Some paleontologists have questioned the study findings, arguing that the dramatic increase in research on Myanmar amber fossils simply reflects growing academic interest.
But the study authors argue that the soaring number of papers on fossils preserved in the golden gemstone is "explicitly linked" to the country's violent conflict and "seriously deficient" enforcement of national laws. And foreign paleontologists are among those who benefit.
"Myanmar amber represents the starkest case of how loopholes in the law continue to be exploited, resulting in unethical work and the exclusion of local researchers," fellow FAU paleontologist and co-lead author of the study Emma Dunne said on Twitter when sharing the team's new paper.
Most of the amber is mined in northern Myanmar, in the conflict-ridden Kachin state, where rival political factions have been warring for control of the area and profiteering off the amber trade.
The gemstones smuggled across the border into China are sold in markets, often to private collectors and paleontologists, which means local scientists in Myanmar have little opportunity to study the ancient remains, the analysis found.
"Until 2022, there have been no authors based in Myanmar who have contributed to a scientific paper that describes a fossil embedded in Myanmar amber," Raja explains.
Since 2014, China has published more papers on Myanmar amber fossils than any other country, followed by the United States. This, the researchers say, reflects the influx of Myanmar amber into Chinese markets from 2014 onwards.
"What we observed here is an extreme form of parachute science where instead of fieldwork, amber specimens are obtained through commercial routes and are apparently not regulated accordingly by national laws relating to fossils or gemstones," Raja, Dunne, and colleagues write.
Parachute science – where researchers from wealthy nations jet in to conduct research without involving local scientists – is a legacy of a dark colonial history that continues to be exploited today, and which ultimately warps our view of life on Earth.
Other recent studies analyzing the authorship of scientific papers have similarly exposed how pervasive parachute science is in coral reef research and geoscience. Unsurprisingly, paleontology is no exception.
"Documenting who is – or more precisely, which countries are – publishing on Myanmar amber allows us to clearly see that this same imbalance is extremely prevalent in this field of research," Dunne adds.
Despite calls from paleontological societies for scientific journals not to publish papers on fossils in Myanmar amber, and some journals adopting stricter policies in response, progress to curb unethical or illegal research practices in paleontology has, on the whole, been slow.
The latest analysis found that only 2 out of 222 papers published since 2020 describing fossils in Myanmar amber detailed in the supplementary methods how their specimen was legally and ethically acquired.
While seeing this kind of data might be a wake-up call to some researchers, it spells out a sobering reminder to other paleontologists who are reckoning with the field's colonial past and how to improve its ethical standards.
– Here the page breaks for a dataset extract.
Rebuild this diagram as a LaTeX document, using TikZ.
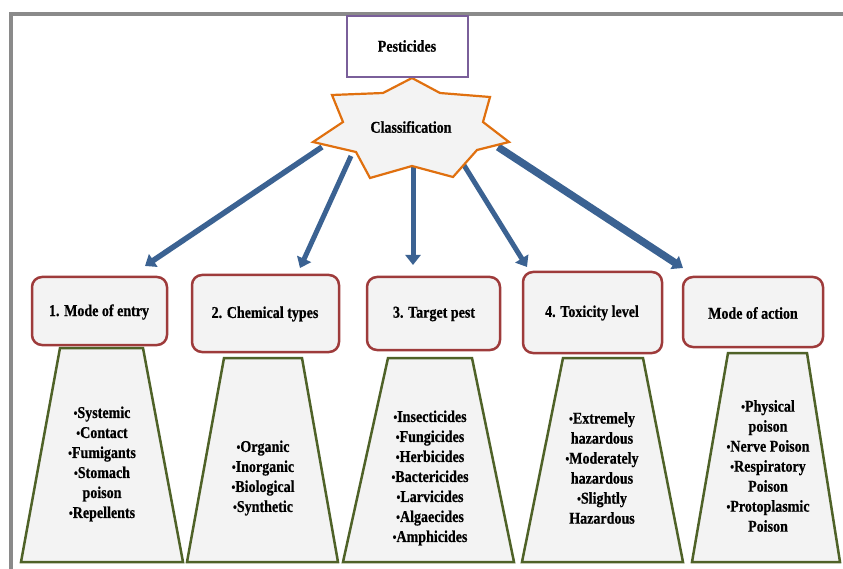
\documentclass[tikz,border=0pt]{standalone}
\usepackage{fontspec}
\setmainfont{Liberation Serif}[FakeStretch=0.85, BoldFeatures={FakeBold=0.6}]
\usetikzlibrary{arrows.meta}
\definecolor{framegray}{HTML}{8A8A8A}
\definecolor{arrblue}{HTML}{3B6292}
\definecolor{starorange}{HTML}{E0700F}
\definecolor{boxfill}{HTML}{F3F3F3}
\definecolor{boxred}{HTML}{9E3B3B}
\definecolor{trapgreen}{HTML}{4F6228}
\definecolor{purp}{HTML}{7A5F9A}
\newcommand{\bl}{{\fontsize{13}{13}\selectfont\raisebox{0.5pt}{•}}}
\tikzset{
  hdrbox/.style={draw=boxred, fill=boxfill, line width=2.5pt, rounded corners=10pt},
  trapbox/.style={draw=trapgreen, fill=boxfill, line width=2.5pt, line join=miter},
  lbl/.style={font=\bfseries\fontsize{16.5}{20}\selectfont, align=center, inner sep=0pt},
  arr/.style={draw=arrblue, line width=5.5pt, -{Triangle[width=15pt,length=10pt]}},
}
\begin{document}
\begin{tikzpicture}[x=1pt,y=-1pt]
\useasboundingbox (0,0) rectangle (843,569);
% frame
\draw[framegray, line width=4pt] (11,571) -- (11,14) -- (845,14);
% arrow coordinates
\coordinate (s1) at (322,147);
\coordinate (s2) at (351,156);
\coordinate (s3) at (413,166);
\coordinate (s4) at (462,162);
\coordinate (s5) at (498,147);
\coordinate (t1) at (145,266);
\coordinate (t2) at (300,268);
\coordinate (t3) at (413,265);
\coordinate (t4) at (527,267);
\coordinate (t5) at (683,268);
\draw[arr] (s1) -- (t1);
\draw[arr, line width=5pt] (s2) -- (t2);
\draw[arr, line width=5pt] (s3) -- (t3);
\draw[arr, line width=5pt] (s4) -- (t4);
\draw[arr, line width=7.5pt] (s5) -- (t5);
% star
\draw[starorange, fill=boxfill, line width=2.2pt, line join=miter]
  (412,78) -- (440,93) -- (490,97) -- (483,122) -- (509,142) -- (477,150)
  -- (453,177) -- (412,166) -- (370,178) -- (356,152) -- (313,142)
  -- (343,122) -- (332,95) -- (383,93) -- cycle;
\node[lbl] (cls) at (411,127) {Classification};
% pesticides
\draw[purp, fill=white, line width=1.5pt] (347,16) rectangle (468,77);
\node[lbl] (pest) at (407,46) {Pesticides};
% header boxes
\draw[hdrbox] (32,277) rectangle (167,345);
\draw[hdrbox] (192,275) rectangle (339,352);
\draw[hdrbox] (367,277) rectangle (500,350);
\draw[hdrbox] (523,272) rectangle (662,353);
\draw[hdrbox] (683,277) rectangle (823,347);
\node[lbl] (h1) at (99,312) {1. Mode of entry};
\node[lbl] (h2) at (265,314) {2. Chemical types};
\node[lbl] (h3) at (434,314) {3. Target pest};
\node[lbl] (h4) at (592,313) {4. Toxicity level};
\node[lbl] (h5) at (753,313) {Mode of action};
% trapezoids
\draw[trapbox] (60,348) -- (143,348) -- (183,562) -- (21,562) -- cycle;
\draw[trapbox] (224,358) -- (302,358) -- (338,562) -- (187,562) -- cycle;
\draw[trapbox] (388,358) -- (472,358) -- (514,562) -- (343,562) -- cycle;
\draw[trapbox] (563,358) -- (643,358) -- (683,562) -- (522,562) -- cycle;
\draw[trapbox] (728,353) -- (807,353) -- (840,562) -- (692,562) -- cycle;
\node[lbl] (l1) at (102,464) {\bl Systemic\\\bl Contact\\\bl Fumigants\\\bl Stomach\\poison\\\bl Repellents};
\node[lbl] (l2) at (263,478) {\bl Organic\\\bl Inorganic\\\bl Biological\\\bl Synthetic};
\node[lbl] (l3) at (430,478) {\bl Insecticides\\\bl Fungicides\\\bl Herbicides\\\bl Bactericides\\\bl Larvicides\\\bl Algaecides\\\bl Amphicides};
\node[lbl] (l4) at (602,468) {\bl Extremely\\hazardous\\\bl Moderately\\hazardous\\\bl Slightly\\Hazardous};
\node[lbl] (l5) at (768,466) {\bl Physical\\poison\\\bl Nerve Poison\\\bl Respiratory\\Poison\\\bl Protoplasmic\\Poison};
\end{tikzpicture}
\end{document}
"Myanmar amber is beautiful. The fossils inside are stunning. I get the excitement and desire to study them," University of Edinburgh paleontologist Steve Brusatte tweeted upon reading the study. "But to me, while war still rages, no fossil is worth a single human life."
The study was published in Communications Biology. It was co-authored by Zin-Maung-Maung-Thein, a paleontologist at the University of Mandalay in Myanmar.